Saved data entries ::
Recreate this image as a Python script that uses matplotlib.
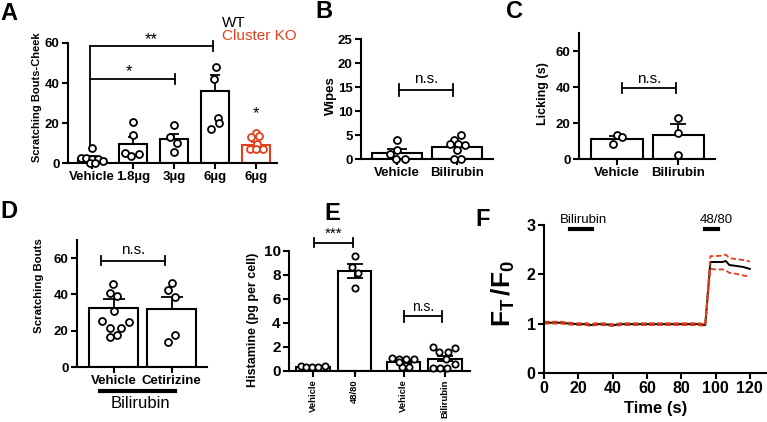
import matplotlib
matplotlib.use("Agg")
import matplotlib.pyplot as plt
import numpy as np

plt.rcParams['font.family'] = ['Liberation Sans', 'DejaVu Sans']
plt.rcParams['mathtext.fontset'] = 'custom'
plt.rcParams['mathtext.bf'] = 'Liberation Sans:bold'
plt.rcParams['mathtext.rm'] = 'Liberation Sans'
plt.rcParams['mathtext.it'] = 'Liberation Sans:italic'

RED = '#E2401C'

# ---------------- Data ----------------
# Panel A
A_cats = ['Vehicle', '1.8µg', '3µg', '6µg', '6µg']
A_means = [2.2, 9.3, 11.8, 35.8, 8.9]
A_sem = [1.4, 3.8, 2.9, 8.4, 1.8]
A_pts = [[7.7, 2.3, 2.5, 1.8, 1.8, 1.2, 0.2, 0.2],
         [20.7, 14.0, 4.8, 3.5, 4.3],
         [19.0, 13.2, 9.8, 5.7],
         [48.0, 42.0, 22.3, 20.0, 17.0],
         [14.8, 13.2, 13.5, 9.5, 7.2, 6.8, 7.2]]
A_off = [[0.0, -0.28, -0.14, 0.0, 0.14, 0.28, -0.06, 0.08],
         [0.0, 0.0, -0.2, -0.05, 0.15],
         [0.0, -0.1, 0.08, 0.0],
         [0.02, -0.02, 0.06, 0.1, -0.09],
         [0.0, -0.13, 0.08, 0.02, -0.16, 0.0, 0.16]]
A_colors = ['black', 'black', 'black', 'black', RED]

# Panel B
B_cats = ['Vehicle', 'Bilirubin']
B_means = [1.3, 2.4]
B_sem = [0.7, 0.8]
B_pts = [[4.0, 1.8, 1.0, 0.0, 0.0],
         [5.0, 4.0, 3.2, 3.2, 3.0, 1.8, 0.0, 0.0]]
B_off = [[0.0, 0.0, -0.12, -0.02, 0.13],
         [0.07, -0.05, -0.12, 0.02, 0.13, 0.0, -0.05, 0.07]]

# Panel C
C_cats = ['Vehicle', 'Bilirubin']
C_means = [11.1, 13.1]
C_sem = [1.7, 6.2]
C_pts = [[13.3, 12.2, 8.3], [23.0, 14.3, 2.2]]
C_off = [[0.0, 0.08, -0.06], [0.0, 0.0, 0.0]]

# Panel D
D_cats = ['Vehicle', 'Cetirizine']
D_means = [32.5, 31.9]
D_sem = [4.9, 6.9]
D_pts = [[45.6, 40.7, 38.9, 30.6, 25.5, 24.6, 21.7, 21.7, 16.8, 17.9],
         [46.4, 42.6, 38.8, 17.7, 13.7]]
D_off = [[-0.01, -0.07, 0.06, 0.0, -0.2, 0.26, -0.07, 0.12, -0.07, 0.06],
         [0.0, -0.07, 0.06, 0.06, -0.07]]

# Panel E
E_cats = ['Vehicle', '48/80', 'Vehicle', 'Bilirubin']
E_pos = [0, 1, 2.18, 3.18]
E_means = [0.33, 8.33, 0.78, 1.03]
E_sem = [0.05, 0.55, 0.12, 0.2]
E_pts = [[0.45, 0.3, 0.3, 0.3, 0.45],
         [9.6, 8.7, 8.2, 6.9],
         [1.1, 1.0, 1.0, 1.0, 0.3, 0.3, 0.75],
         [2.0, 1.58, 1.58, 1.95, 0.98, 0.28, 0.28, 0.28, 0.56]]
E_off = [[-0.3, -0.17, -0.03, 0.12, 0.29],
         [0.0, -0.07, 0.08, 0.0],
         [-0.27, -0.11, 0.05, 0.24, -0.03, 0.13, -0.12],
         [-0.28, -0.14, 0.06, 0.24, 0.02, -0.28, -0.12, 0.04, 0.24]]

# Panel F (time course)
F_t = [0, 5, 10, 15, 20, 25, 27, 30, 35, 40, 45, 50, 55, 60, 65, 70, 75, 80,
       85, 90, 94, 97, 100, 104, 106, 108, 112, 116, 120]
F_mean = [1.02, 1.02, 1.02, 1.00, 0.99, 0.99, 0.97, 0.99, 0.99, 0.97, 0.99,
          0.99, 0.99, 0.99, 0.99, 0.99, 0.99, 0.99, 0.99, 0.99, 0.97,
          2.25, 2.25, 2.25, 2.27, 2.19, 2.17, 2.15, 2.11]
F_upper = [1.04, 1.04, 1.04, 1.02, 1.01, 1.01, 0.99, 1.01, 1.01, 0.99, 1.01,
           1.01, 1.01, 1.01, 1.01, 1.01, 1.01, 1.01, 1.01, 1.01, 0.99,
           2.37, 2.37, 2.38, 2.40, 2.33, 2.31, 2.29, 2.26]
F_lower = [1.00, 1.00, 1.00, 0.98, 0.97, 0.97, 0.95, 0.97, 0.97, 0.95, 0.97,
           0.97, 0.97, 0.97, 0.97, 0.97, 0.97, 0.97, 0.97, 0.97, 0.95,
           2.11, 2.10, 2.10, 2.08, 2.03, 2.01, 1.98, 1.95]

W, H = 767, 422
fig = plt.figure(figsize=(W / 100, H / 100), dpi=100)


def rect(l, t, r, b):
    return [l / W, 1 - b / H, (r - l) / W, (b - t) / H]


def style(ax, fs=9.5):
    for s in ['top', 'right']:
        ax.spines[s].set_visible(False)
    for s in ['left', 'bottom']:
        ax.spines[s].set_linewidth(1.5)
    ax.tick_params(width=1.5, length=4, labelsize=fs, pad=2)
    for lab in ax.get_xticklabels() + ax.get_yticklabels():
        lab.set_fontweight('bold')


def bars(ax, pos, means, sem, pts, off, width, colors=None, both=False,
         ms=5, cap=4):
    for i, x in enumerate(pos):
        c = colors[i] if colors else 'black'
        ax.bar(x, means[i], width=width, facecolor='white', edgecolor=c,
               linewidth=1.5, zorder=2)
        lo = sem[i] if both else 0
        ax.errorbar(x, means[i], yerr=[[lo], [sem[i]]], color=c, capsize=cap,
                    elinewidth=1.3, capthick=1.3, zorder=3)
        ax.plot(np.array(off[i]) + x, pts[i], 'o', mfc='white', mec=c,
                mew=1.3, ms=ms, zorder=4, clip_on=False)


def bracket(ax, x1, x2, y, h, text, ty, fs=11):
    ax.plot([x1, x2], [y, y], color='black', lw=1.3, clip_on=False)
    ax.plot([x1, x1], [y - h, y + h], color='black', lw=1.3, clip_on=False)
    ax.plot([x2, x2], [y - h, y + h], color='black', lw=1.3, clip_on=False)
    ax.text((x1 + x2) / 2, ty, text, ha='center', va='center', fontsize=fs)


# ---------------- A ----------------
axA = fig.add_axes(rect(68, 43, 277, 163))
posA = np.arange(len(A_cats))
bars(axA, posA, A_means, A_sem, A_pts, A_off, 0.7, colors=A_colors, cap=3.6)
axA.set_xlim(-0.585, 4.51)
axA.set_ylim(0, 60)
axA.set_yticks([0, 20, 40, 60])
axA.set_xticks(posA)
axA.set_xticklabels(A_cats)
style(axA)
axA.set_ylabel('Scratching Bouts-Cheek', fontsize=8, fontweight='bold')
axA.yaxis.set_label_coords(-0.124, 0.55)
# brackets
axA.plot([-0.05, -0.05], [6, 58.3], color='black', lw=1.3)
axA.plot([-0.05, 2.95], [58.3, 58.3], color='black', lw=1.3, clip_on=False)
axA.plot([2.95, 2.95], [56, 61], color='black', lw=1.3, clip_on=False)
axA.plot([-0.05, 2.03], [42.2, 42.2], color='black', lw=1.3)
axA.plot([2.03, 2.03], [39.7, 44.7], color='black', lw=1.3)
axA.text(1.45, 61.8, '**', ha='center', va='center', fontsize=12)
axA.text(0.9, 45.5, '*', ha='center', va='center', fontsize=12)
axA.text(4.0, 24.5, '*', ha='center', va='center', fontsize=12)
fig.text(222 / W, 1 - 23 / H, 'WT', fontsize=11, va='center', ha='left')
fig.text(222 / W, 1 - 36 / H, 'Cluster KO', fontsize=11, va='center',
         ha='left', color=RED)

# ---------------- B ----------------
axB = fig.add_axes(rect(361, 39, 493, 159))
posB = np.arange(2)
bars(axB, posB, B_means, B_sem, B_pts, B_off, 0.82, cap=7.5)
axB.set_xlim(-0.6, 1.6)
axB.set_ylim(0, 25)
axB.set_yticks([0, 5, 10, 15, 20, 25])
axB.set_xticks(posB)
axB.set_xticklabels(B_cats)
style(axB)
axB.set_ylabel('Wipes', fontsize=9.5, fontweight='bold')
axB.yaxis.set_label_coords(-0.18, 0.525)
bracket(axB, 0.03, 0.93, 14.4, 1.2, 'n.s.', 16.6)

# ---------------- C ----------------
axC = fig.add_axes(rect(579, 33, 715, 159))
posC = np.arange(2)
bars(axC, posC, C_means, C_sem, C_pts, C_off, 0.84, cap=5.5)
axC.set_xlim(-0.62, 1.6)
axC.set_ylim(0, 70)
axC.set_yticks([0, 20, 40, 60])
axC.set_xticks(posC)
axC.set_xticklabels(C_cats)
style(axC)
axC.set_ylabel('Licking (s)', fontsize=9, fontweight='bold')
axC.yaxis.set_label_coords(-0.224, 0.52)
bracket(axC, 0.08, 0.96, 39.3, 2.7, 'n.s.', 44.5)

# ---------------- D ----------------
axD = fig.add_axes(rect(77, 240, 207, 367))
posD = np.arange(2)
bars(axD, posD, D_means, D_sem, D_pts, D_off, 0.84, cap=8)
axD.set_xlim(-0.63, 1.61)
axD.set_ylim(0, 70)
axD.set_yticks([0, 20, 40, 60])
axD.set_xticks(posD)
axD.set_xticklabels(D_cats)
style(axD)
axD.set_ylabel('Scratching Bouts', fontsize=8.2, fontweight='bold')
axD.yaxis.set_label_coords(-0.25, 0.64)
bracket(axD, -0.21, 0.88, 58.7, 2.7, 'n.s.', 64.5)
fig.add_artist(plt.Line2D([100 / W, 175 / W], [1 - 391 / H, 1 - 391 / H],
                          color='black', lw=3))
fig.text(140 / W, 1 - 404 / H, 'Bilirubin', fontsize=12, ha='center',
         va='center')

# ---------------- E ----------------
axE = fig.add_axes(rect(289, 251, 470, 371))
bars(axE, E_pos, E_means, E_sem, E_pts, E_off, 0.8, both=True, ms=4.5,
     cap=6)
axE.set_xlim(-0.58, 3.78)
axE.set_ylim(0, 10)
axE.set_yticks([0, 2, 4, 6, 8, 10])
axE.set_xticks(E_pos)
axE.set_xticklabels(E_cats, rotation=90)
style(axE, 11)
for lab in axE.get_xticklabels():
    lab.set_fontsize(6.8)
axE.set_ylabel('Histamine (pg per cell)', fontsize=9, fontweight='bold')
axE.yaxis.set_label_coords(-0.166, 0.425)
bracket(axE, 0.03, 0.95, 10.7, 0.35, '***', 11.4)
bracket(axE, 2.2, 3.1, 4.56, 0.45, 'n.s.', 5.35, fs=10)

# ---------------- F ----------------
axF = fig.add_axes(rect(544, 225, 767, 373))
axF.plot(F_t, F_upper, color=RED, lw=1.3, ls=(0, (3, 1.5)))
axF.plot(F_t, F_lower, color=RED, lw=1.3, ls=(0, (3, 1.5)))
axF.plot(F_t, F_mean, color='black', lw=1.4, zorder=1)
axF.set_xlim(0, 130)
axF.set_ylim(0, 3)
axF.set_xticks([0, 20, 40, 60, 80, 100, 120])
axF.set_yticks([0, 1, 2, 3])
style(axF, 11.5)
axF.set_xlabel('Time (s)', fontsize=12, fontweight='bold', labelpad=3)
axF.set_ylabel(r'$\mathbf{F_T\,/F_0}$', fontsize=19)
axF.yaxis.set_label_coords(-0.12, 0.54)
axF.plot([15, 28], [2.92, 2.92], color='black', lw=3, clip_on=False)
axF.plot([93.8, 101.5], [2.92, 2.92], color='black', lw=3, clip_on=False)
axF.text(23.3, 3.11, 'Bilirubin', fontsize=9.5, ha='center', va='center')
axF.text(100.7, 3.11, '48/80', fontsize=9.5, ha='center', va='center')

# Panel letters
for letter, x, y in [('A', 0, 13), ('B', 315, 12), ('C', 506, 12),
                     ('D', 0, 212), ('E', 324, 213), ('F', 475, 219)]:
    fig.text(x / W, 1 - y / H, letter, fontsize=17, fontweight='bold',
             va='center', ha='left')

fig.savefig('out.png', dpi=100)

...

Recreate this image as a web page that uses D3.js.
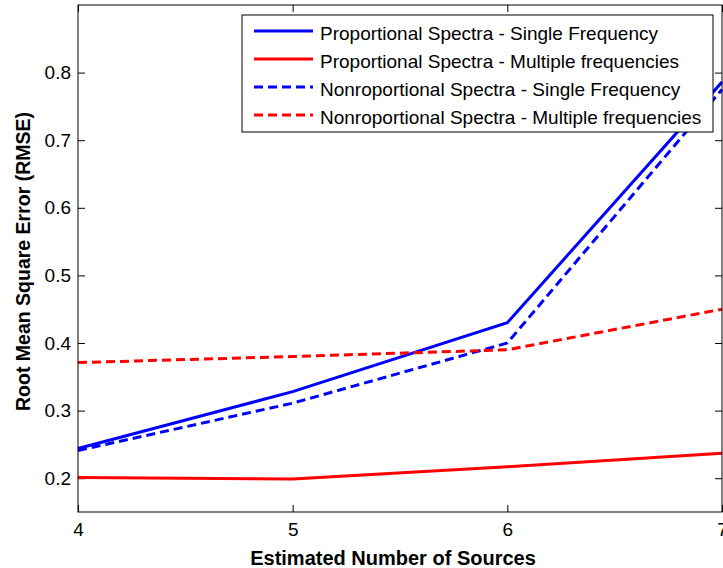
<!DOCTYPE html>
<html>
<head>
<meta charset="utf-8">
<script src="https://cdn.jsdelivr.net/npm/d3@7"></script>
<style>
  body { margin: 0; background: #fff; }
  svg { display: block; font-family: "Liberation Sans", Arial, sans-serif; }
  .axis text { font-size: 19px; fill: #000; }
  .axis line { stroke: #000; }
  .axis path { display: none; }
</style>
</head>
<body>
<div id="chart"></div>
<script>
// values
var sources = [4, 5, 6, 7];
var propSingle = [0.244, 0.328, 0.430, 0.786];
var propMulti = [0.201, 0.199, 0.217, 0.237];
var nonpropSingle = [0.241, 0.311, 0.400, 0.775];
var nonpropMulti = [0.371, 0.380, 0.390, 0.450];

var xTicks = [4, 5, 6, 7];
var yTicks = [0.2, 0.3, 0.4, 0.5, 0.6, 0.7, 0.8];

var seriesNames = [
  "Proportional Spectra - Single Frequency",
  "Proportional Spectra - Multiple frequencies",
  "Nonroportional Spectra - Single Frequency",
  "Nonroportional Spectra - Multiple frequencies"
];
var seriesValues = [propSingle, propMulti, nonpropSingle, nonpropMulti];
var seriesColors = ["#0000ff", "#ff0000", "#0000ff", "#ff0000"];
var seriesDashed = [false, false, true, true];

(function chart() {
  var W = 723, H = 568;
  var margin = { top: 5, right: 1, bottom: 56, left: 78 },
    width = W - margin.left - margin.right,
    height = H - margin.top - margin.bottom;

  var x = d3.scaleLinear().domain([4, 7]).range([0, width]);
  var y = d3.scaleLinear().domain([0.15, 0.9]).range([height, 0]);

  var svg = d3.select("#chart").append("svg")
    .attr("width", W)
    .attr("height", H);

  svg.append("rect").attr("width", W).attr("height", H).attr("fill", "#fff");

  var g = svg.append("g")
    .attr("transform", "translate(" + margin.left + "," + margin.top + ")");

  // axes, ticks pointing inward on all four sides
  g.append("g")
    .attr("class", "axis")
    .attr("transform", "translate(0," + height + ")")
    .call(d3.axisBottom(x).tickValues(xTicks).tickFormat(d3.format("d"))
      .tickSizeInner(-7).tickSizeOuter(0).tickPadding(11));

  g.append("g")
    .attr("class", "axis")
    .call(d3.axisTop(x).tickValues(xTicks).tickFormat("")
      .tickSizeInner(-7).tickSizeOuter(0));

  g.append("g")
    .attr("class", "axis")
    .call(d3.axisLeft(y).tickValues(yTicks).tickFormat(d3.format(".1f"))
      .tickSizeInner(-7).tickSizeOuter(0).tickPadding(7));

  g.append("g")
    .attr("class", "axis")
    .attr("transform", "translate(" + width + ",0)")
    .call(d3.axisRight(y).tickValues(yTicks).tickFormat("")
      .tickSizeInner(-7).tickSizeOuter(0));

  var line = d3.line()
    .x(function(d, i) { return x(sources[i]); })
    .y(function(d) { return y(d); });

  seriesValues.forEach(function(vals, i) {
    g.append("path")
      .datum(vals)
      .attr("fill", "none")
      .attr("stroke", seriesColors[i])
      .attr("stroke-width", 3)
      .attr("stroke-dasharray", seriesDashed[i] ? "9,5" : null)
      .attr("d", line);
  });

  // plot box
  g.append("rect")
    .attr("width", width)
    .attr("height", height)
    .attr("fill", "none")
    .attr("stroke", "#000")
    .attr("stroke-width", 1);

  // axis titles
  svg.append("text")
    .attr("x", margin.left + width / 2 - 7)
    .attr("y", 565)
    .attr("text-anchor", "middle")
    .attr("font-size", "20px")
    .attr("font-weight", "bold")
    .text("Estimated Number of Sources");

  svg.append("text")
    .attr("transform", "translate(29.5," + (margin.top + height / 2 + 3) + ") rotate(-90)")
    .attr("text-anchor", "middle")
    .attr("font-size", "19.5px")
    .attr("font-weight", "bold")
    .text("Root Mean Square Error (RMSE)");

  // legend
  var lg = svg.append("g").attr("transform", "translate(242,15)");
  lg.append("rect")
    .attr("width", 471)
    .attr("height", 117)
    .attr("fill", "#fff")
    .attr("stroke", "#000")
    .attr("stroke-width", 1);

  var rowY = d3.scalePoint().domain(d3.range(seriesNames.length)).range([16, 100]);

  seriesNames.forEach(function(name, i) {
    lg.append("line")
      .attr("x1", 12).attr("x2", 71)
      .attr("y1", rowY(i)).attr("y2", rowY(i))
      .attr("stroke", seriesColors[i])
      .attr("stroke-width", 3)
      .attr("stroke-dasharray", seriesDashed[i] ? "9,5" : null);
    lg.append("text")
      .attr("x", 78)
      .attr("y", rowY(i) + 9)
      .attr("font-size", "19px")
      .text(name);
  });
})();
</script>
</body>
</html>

Exercise description ::
Take only the lines above from the one that has "Recreate this image as a Python" through the one that has "RED = '#E2401C'" and reproduce them exactly, omitting any pictures.

Exercise output ::
Recreate this image as a Python script that uses matplotlib.
import matplotlib
matplotlib.use("Agg")
import matplotlib.pyplot as plt
import numpy as np

plt.rcParams['font.family'] = ['Liberation Sans', 'DejaVu Sans']
plt.rcParams['mathtext.fontset'] = 'custom'
plt.rcParams['mathtext.bf'] = 'Liberation Sans:bold'
plt.rcParams['mathtext.rm'] = 'Liberation Sans'
plt.rcParams['mathtext.it'] = 'Liberation Sans:italic'

RED = '#E2401C'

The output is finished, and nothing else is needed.